Siro Cugusi is in constant search of inspiration. Often finding it while rummaging through old notebooks, ones jotted with past ideas and old sketches, these manifestations inevitably find their home in his current work and on a variety of surfaces ranging from canvas, paper, wood, to already existing materials—packing paper and pages torn from books, newspapers, magazines, even encyclopedias. Siro is a forager, “I respond very much to what is around me; I absorb things visually and collect them as thoughts… [these visions and materials] find their way into my work.” Siro’s work is the result of a layering process of materials and color, a constant experiment, with this amalgamation (sometimes his paintings will simultaneously include oil, acrylic and spray paints, enamel, markers, pencil, and pastels) creating unique and differentiated alchemic reactions and transformations on the surface of each support. Focusing more on form rather than color, Siro’s work exude an exploratory process.

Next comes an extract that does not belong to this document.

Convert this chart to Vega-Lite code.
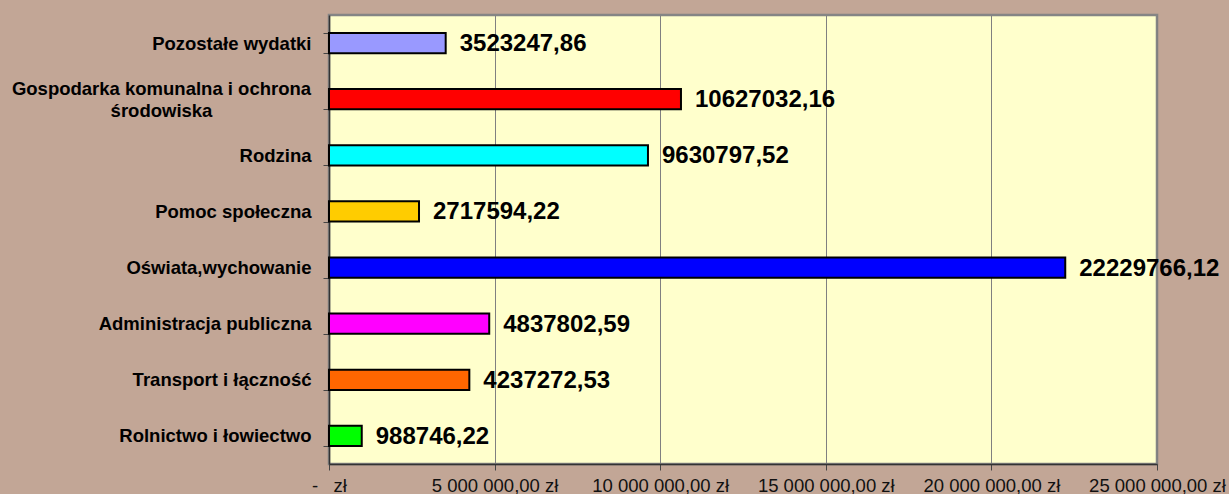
{
  "$schema": "https://vega.github.io/schema/vega-lite/v6.json",
  "width": 828,
  "height": 449,
  "autosize": {"type": "none"},
  "padding": {"left": 329, "top": 15, "right": 72, "bottom": 30},
  "background": "#C2A696",
  "config": {
    "locale": {"number": {"decimal": ",", "thousands": " ", "grouping": [3], "currency": ["", " zł"]}},
    "view": {"fill": "#FFFFCC", "stroke": "#858585", "strokeWidth": 2.5},
    "font": "Liberation Sans"
  },
  "data": {
    "values": [
      {"kategoria": "Pozostałe wydatki", "kwota": 3523247.86},
      {"kategoria": "Gospodarka komunalna i ochrona środowiska", "kwota": 10627032.16},
      {"kategoria": "Rodzina", "kwota": 9630797.52},
      {"kategoria": "Pomoc społeczna", "kwota": 2717594.22},
      {"kategoria": "Oświata,wychowanie", "kwota": 22229766.12},
      {"kategoria": "Administracja publiczna", "kwota": 4837802.59},
      {"kategoria": "Transport i łączność", "kwota": 4237272.53},
      {"kategoria": "Rolnictwo i łowiectwo", "kwota": 988746.22}
    ]
  },
  "encoding": {
    "y": {
      "field": "kategoria",
      "type": "nominal",
      "sort": null,
      "scale": {"paddingInner": 0.64, "paddingOuter": 0.32},
      "axis": {
        "title": null,
        "labelFontSize": 18.5,
        "labelFontWeight": "bold",
        "labelColor": "black",
        "labelLimit": 400,
        "labelLineHeight": 22,
        "labelExpr": "datum.value == 'Gospodarka komunalna i ochrona środowiska' ? ['Gospodarka komunalna i ochrona', 'środowiska'] : datum.value",
        "labelAlign": {"condition": {"test": "datum.value == 'Gospodarka komunalna i ochrona środowiska'", "value": "center"}, "value": "right"},
        "labelPadding": {"condition": {"test": "datum.value == 'Gospodarka komunalna i ochrona środowiska'", "value": 162}, "value": 12},
        "labelOffset": {"condition": {"test": "datum.value == 'Gospodarka komunalna i ochrona środowiska'", "value": -11}, "value": 0},
        "tickSize": 6,
        "tickBand": "extent",
        "tickColor": "#444444",
        "domainColor": "#333333",
        "domainWidth": 1.5,
        "grid": false
      }
    },
    "x": {
      "field": "kwota",
      "type": "quantitative",
      "scale": {"domain": [0, 25000000], "nice": false},
      "axis": {
        "title": null,
        "values": [0, 5000000, 10000000, 15000000, 20000000, 25000000],
        "labelExpr": "datum.value == 0 ? '-\u00a0\u00a0\u00a0zł' : format(datum.value, '$,.2f')",
        "labelFontSize": 18.5,
        "labelColor": "#111111",
        "labelBaseline": "alphabetic",
        "labelPadding": 21,
        "labelFlush": false,
        "labelOverlap": false,
        "tickSize": 6,
        "tickColor": "#444444",
        "domainColor": "#333333",
        "domainWidth": 1.5,
        "grid": true,
        "gridColor": "#808080",
        "gridWidth": 1
      }
    }
  },
  "layer": [
    {
      "mark": {"type": "bar", "stroke": "black", "strokeWidth": 2},
      "encoding": {
        "color": {
          "field": "kategoria",
          "type": "nominal",
          "legend": null,
          "scale": {
            "domain": ["Pozostałe wydatki", "Gospodarka komunalna i ochrona środowiska", "Rodzina", "Pomoc społeczna", "Oświata,wychowanie", "Administracja publiczna", "Transport i łączność", "Rolnictwo i łowiectwo"],
            "range": ["#9999FF", "#FF0000", "#00FFFF", "#FFCC00", "#0000FF", "#FF00FF", "#FF6600", "#00FF00"]
          }
        }
      }
    },
    {
      "mark": {"type": "text", "align": "left", "baseline": "middle", "dx": 14, "dy": 1, "fontSize": 24, "fontWeight": "bold", "color": "black"},
      "encoding": {
        "text": {"field": "kwota", "type": "quantitative", "format": ".2f"}
      }
    }
  ]
}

Absorbing the visual elements that surround him, Siro’s residency piece will realize as a large oil abstract painting, one responding to his temporary surroundings here at Lux. Inspired by his new environment, Siro’s piece will evolve to reflect a convergence of dream and reality. Smaller works and studies will accompany this large-scale piece, and like the bits collected from old notebooks, past experiences, and dreams that inform his general artistic practice, Siro’s residency work is sure to explore his proclivity for deconstructing representation in favor of a visual language that escapes clear definition.